▶ [WHAT THE TASK REQUIRES] Quote the listing below in its entirety, omitting every image.

▶ [SUPPLIED DATA]
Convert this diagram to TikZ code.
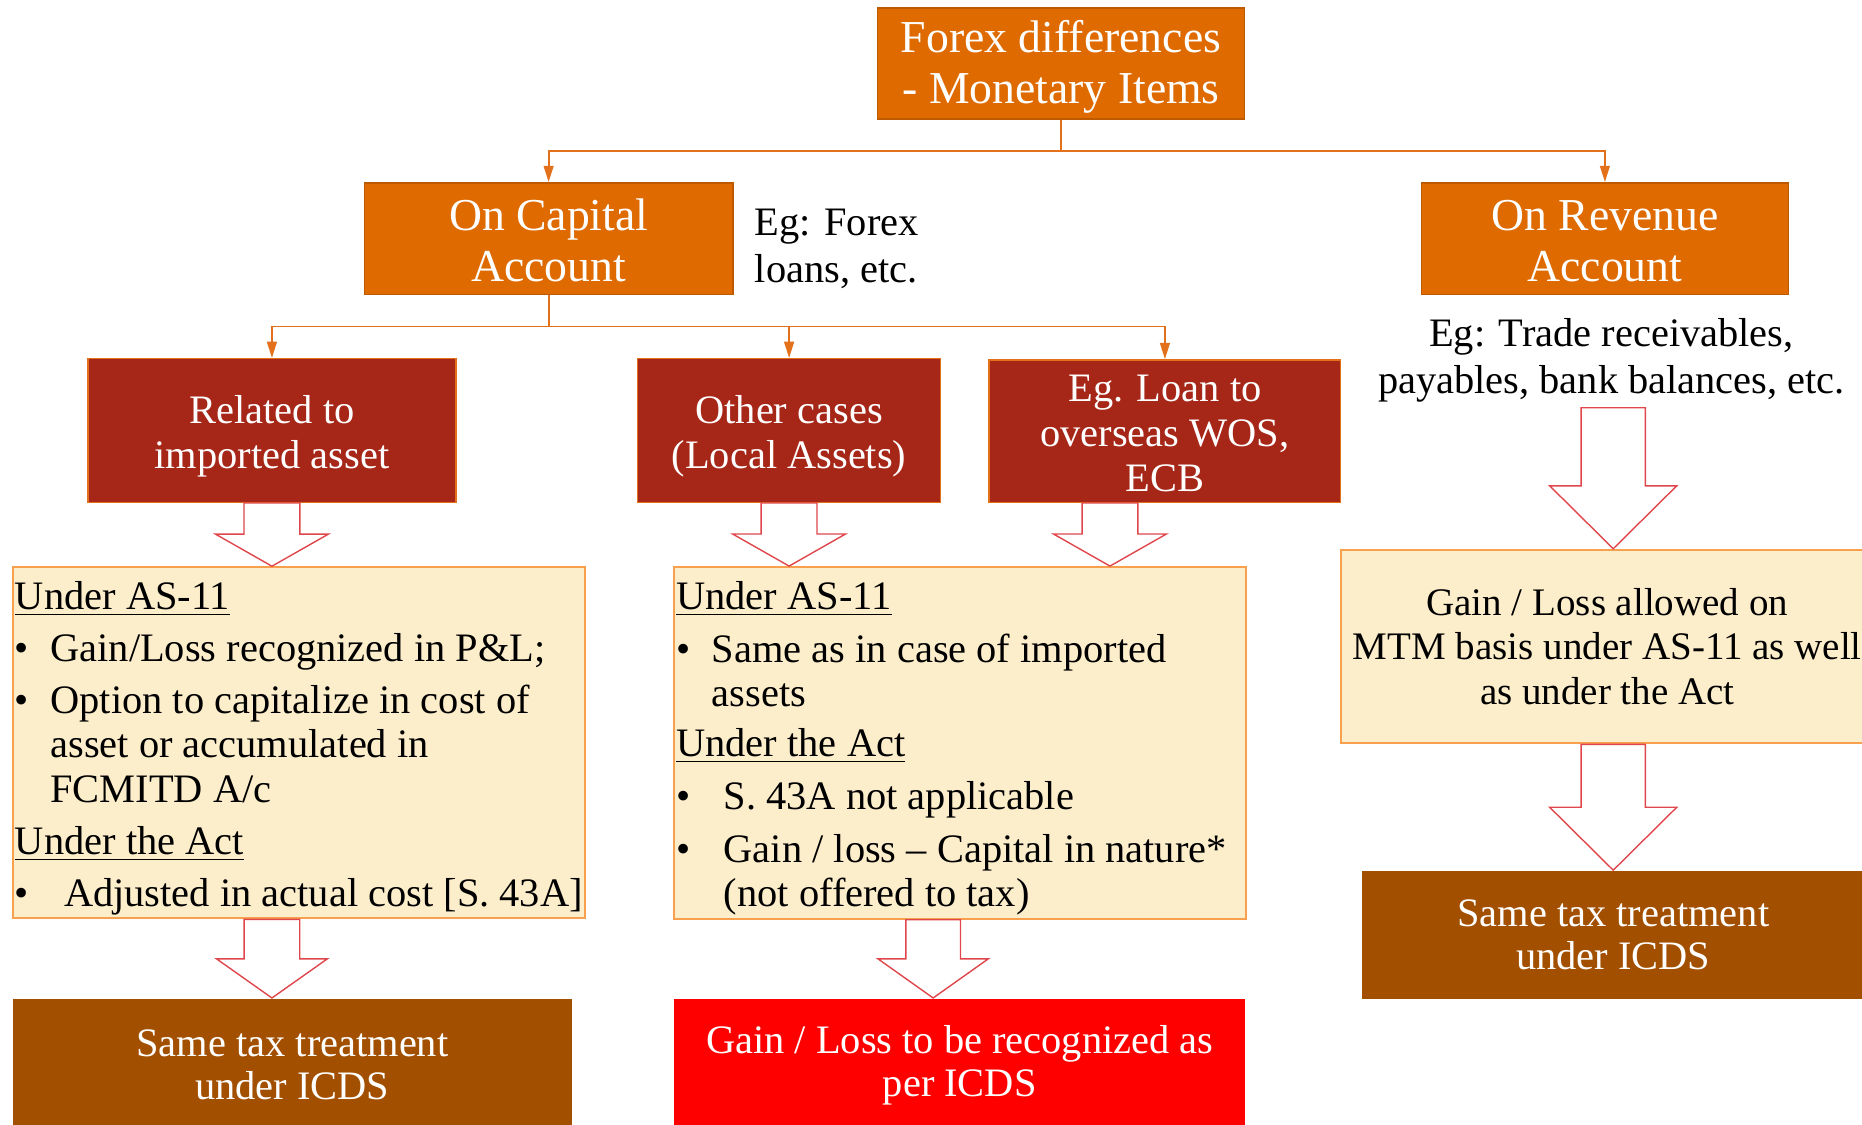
\documentclass[tikz,border=0pt]{standalone}
\usepackage{fontspec}
\setmainfont{Liberation Serif}
\usetikzlibrary{arrows.meta,calc}
\definecolor{orangebox}{HTML}{DE6A00}
\definecolor{orangeline}{HTML}{E3701B}
\definecolor{darkredbox}{HTML}{A62718}
\definecolor{cream}{HTML}{FDEECB}
\definecolor{creamline}{HTML}{F9A04F}
\definecolor{brownbox}{HTML}{A24F00}
\definecolor{fatred}{HTML}{E0474C}
\def\pxu{0.33788pt}
\newcommand{\bul}[1]{\makebox[#1][l]{\textbullet}}
\newcommand{\fatdown}[5]{%
    \draw[fatarrow] let \p1=#1, \p2=#2 in
        (\x1-#3*\pxu,\y1) -- (\x1+#3*\pxu,\y1) -- (\x1+#3*\pxu,\y2+#5*\pxu)
        -- (\x1+#4*\pxu,\y2+#5*\pxu) -- (\x1,\y2) -- (\x1-#4*\pxu,\y2+#5*\pxu)
        -- (\x1-#3*\pxu,\y2+#5*\pxu) -- cycle;}
\begin{document}
\begin{tikzpicture}[x=\pxu, y=-\pxu,
    size/.style 2 args={minimum width=#1*\pxu, minimum height=#2*\pxu},
    topbox/.style={rectangle, fill=orangebox, draw=orangebox!85!black, line width=0.5pt, text=white, align=center, inner sep=0pt, font=\fontsize{13}{14.5}\selectfont},
    redbox/.style={rectangle, fill=darkredbox, draw=orangeline, line width=0.4pt, text=white, align=center, inner sep=0pt, font=\fontsize{11.5}{12.8}\selectfont},
    notebox/.style={rectangle, fill=cream, draw=creamline, line width=0.6pt, inner sep=0pt, align=center, font=\fontsize{11.1}{12.7}\selectfont},
    endbox/.style={rectangle, text=white, align=center, inner sep=0pt, font=\fontsize{11.5}{12.3}\selectfont},
    bodytext/.style={inner sep=0pt, anchor=north west, align=left, font=\fontsize{11.5}{12.6}\selectfont},
    egtext/.style={inner sep=0pt, font=\fontsize{11.5}{13.2}\selectfont},
    conn/.style={draw=orangeline, line width=0.5pt},
    branch/.style={conn, -{Triangle[length=4.6pt,width=2.8pt]}},
    fatarrow/.style={draw=fatred, fill=white, line width=0.4pt}]
    \useasboundingbox (0,0) rectangle (1568,947);

    \node[topbox, size={309}{93}] (top) at (893.5,53.5) {\rule{0pt}{11.3pt}Forex differences\\- Monetary Items};
    \node[topbox, size={310}{94}] (cap) at (462,201) {\rule{0pt}{10pt}On Capital\\Account};
    \node[topbox, size={309}{94}] (rev) at (1351.5,201) {\rule{0pt}{10pt}On Revenue\\Account};
    \node[egtext, anchor=west, align=left] (egforex) at (635,209.5) {Eg: Forex\\loans, etc.};
    \node[egtext, align=center] (egtrade) at (1357,303.5) {Eg: Trade receivables,\\payables, bank balances, etc.};

    \node[redbox, size={310}{121}] (rel) at (229,362.5) {\rule{0pt}{11.2pt}Related to\\imported asset};
    \node[redbox, size={255}{121}] (oth) at (664.5,362.5) {\rule{0pt}{11.2pt}Other cases\\(Local Assets)};
    \node[redbox, size={296}{120}] (loan) at (981,363) {\rule{0pt}{9pt}Eg. Loan to\\overseas WOS,\\ECB};

    \node[notebox, size={481.6}{295.6}] (yelL) at (251.5,625.5) {};
    \node[notebox, size={482}{296}] (yelM) at (808.3,625.6) {};
    \node[notebox, size={449}{163}] (yelR) at (1353.5,544.5) {Gain / Loss allowed on\\MTM basis under AS-11 as well\\as under the Act};

    \node[bodytext] (listL) at (12,489) {\underline{Under AS-11}\\[2.2pt]
        \bul{10.1pt}Gain/Loss recognized in P\&L;\\[2.2pt]
        \bul{10.1pt}Option to capitalize in cost of\\
        \hspace*{10.1pt}asset or accumulated in\\
        \hspace*{10.1pt}FCMITD A/c\\[2.2pt]
        \underline{Under the Act}\\[2.2pt]
        \bul{14pt}Adjusted in actual cost [S. 43A]};
    \node[bodytext] (listM) at (569,489) {\underline{Under AS-11}\\[2.5pt]
        \bul{10.1pt}Same as in case of imported\\
        \hspace*{10.1pt}assets\\[1.5pt]
        \underline{Under the Act}\\[2.5pt]
        \bul{13.5pt}S. 43A not applicable\\[2.5pt]
        \bul{13.5pt}Gain / loss -- Capital in nature*\\
        \hspace*{13.5pt}(not offered to tax)};

    \node[endbox, fill=brownbox, size={471.3}{112}] (brL) at (246.2,897) {Same tax treatment\\under ICDS};
    \node[endbox, fill=red, size={481.2}{112}] (icds) at (808.2,897) {Gain / Loss to be recognized as\\per ICDS};
    \node[endbox, fill=brownbox, size={423}{107.6}] (brR) at (1358.5,787.2) {Same tax treatment\\under ICDS};

    \coordinate (split1) at (893.5,127);
    \coordinate (split2) at (462,275);
    \coordinate (rcol) at (1358.5,343.4);
    \draw[conn] (top) -- (split1);
    \draw[branch] (split1) -| (cap);
    \draw[branch] (split1) -| (rev);
    \draw[conn] (cap) -- (split2);
    \draw[branch] (split2) -| (rel);
    \draw[branch] (split2) -| (oth);
    \draw[branch] (split2) -| (loan);

    \fatdown{(rel.south)}{(yelL.north)}{23.5}{47.5}{27}
    \fatdown{(oth.south)}{(yelM.north)}{23.5}{47.5}{27}
    \fatdown{($(loan.south)+(-46.3,0)$)}{(yelM.north)}{23.5}{47.5}{27}
    \fatdown{(rcol)}{(yelR.north)}{27}{53.5}{53}
    \fatdown{(yelR.south -| rcol)}{(brR.north)}{27}{53.5}{53}
    \fatdown{(yelL.south -| rel.south)}{(brL.north)}{23.4}{46.7}{33}
    \fatdown{($(yelM.south)+(-22.5,0)$)}{(icds.north)}{23}{46.5}{33}
\end{tikzpicture}
\end{document}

▶ [SOLVED EXERCISE]
Convert this diagram to TikZ code.
\documentclass[tikz,border=0pt]{standalone}
\usepackage{fontspec}
\setmainfont{Liberation Serif}
\usetikzlibrary{arrows.meta,calc}
\definecolor{orangebox}{HTML}{DE6A00}
\definecolor{orangeline}{HTML}{E3701B}
\definecolor{darkredbox}{HTML}{A62718}
\definecolor{cream}{HTML}{FDEECB}
\definecolor{creamline}{HTML}{F9A04F}
\definecolor{brownbox}{HTML}{A24F00}
\definecolor{fatred}{HTML}{E0474C}
\def\pxu{0.33788pt}
\newcommand{\bul}[1]{\makebox[#1][l]{\textbullet}}
\newcommand{\fatdown}[5]{%
    \draw[fatarrow] let \p1=#1, \p2=#2 in
        (\x1-#3*\pxu,\y1) -- (\x1+#3*\pxu,\y1) -- (\x1+#3*\pxu,\y2+#5*\pxu)
        -- (\x1+#4*\pxu,\y2+#5*\pxu) -- (\x1,\y2) -- (\x1-#4*\pxu,\y2+#5*\pxu)
        -- (\x1-#3*\pxu,\y2+#5*\pxu) -- cycle;}
\begin{document}
\begin{tikzpicture}[x=\pxu, y=-\pxu,
    size/.style 2 args={minimum width=#1*\pxu, minimum height=#2*\pxu},
    topbox/.style={rectangle, fill=orangebox, draw=orangebox!85!black, line width=0.5pt, text=white, align=center, inner sep=0pt, font=\fontsize{13}{14.5}\selectfont},
    redbox/.style={rectangle, fill=darkredbox, draw=orangeline, line width=0.4pt, text=white, align=center, inner sep=0pt, font=\fontsize{11.5}{12.8}\selectfont},
    notebox/.style={rectangle, fill=cream, draw=creamline, line width=0.6pt, inner sep=0pt, align=center, font=\fontsize{11.1}{12.7}\selectfont},
    endbox/.style={rectangle, text=white, align=center, inner sep=0pt, font=\fontsize{11.5}{12.3}\selectfont},
    bodytext/.style={inner sep=0pt, anchor=north west, align=left, font=\fontsize{11.5}{12.6}\selectfont},
    egtext/.style={inner sep=0pt, font=\fontsize{11.5}{13.2}\selectfont},
    conn/.style={draw=orangeline, line width=0.5pt},
    branch/.style={conn, -{Triangle[length=4.6pt,width=2.8pt]}},
    fatarrow/.style={draw=fatred, fill=white, line width=0.4pt}]
    \useasboundingbox (0,0) rectangle (1568,947);

    \node[topbox, size={309}{93}] (top) at (893.5,53.5) {\rule{0pt}{11.3pt}Forex differences\\- Monetary Items};
    \node[topbox, size={310}{94}] (cap) at (462,201) {\rule{0pt}{10pt}On Capital\\Account};
    \node[topbox, size={309}{94}] (rev) at (1351.5,201) {\rule{0pt}{10pt}On Revenue\\Account};
    \node[egtext, anchor=west, align=left] (egforex) at (635,209.5) {Eg: Forex\\loans, etc.};
    \node[egtext, align=center] (egtrade) at (1357,303.5) {Eg: Trade receivables,\\payables, bank balances, etc.};

    \node[redbox, size={310}{121}] (rel) at (229,362.5) {\rule{0pt}{11.2pt}Related to\\imported asset};
    \node[redbox, size={255}{121}] (oth) at (664.5,362.5) {\rule{0pt}{11.2pt}Other cases\\(Local Assets)};
    \node[redbox, size={296}{120}] (loan) at (981,363) {\rule{0pt}{9pt}Eg. Loan to\\overseas WOS,\\ECB};

    \node[notebox, size={481.6}{295.6}] (yelL) at (251.5,625.5) {};
    \node[notebox, size={482}{296}] (yelM) at (808.3,625.6) {};
    \node[notebox, size={449}{163}] (yelR) at (1353.5,544.5) {Gain / Loss allowed on\\MTM basis under AS-11 as well\\as under the Act};

    \node[bodytext] (listL) at (12,489) {\underline{Under AS-11}\\[2.2pt]
        \bul{10.1pt}Gain/Loss recognized in P\&L;\\[2.2pt]
        \bul{10.1pt}Option to capitalize in cost of\\
        \hspace*{10.1pt}asset or accumulated in\\
        \hspace*{10.1pt}FCMITD A/c\\[2.2pt]
        \underline{Under the Act}\\[2.2pt]
        \bul{14pt}Adjusted in actual cost [S. 43A]};
    \node[bodytext] (listM) at (569,489) {\underline{Under AS-11}\\[2.5pt]
        \bul{10.1pt}Same as in case of imported\\
        \hspace*{10.1pt}assets\\[1.5pt]
        \underline{Under the Act}\\[2.5pt]
        \bul{13.5pt}S. 43A not applicable\\[2.5pt]
        \bul{13.5pt}Gain / loss -- Capital in nature*\\
        \hspace*{13.5pt}(not offered to tax)};

    \node[endbox, fill=brownbox, size={471.3}{112}] (brL) at (246.2,897) {Same tax treatment\\under ICDS};
    \node[endbox, fill=red, size={481.2}{112}] (icds) at (808.2,897) {Gain / Loss to be recognized as\\per ICDS};
    \node[endbox, fill=brownbox, size={423}{107.6}] (brR) at (1358.5,787.2) {Same tax treatment\\under ICDS};

    \coordinate (split1) at (893.5,127);
    \coordinate (split2) at (462,275);
    \coordinate (rcol) at (1358.5,343.4);
    \draw[conn] (top) -- (split1);
    \draw[branch] (split1) -| (cap);
    \draw[branch] (split1) -| (rev);
    \draw[conn] (cap) -- (split2);
    \draw[branch] (split2) -| (rel);
    \draw[branch] (split2) -| (oth);
    \draw[branch] (split2) -| (loan);

    \fatdown{(rel.south)}{(yelL.north)}{23.5}{47.5}{27}
    \fatdown{(oth.south)}{(yelM.north)}{23.5}{47.5}{27}
    \fatdown{($(loan.south)+(-46.3,0)$)}{(yelM.north)}{23.5}{47.5}{27}
    \fatdown{(rcol)}{(yelR.north)}{27}{53.5}{53}
    \fatdown{(yelR.south -| rcol)}{(brR.north)}{27}{53.5}{53}
    \fatdown{(yelL.south -| rel.south)}{(brL.north)}{23.4}{46.7}{33}
    \fatdown{($(yelM.south)+(-22.5,0)$)}{(icds.north)}{23}{46.5}{33}
\end{tikzpicture}
\end{document}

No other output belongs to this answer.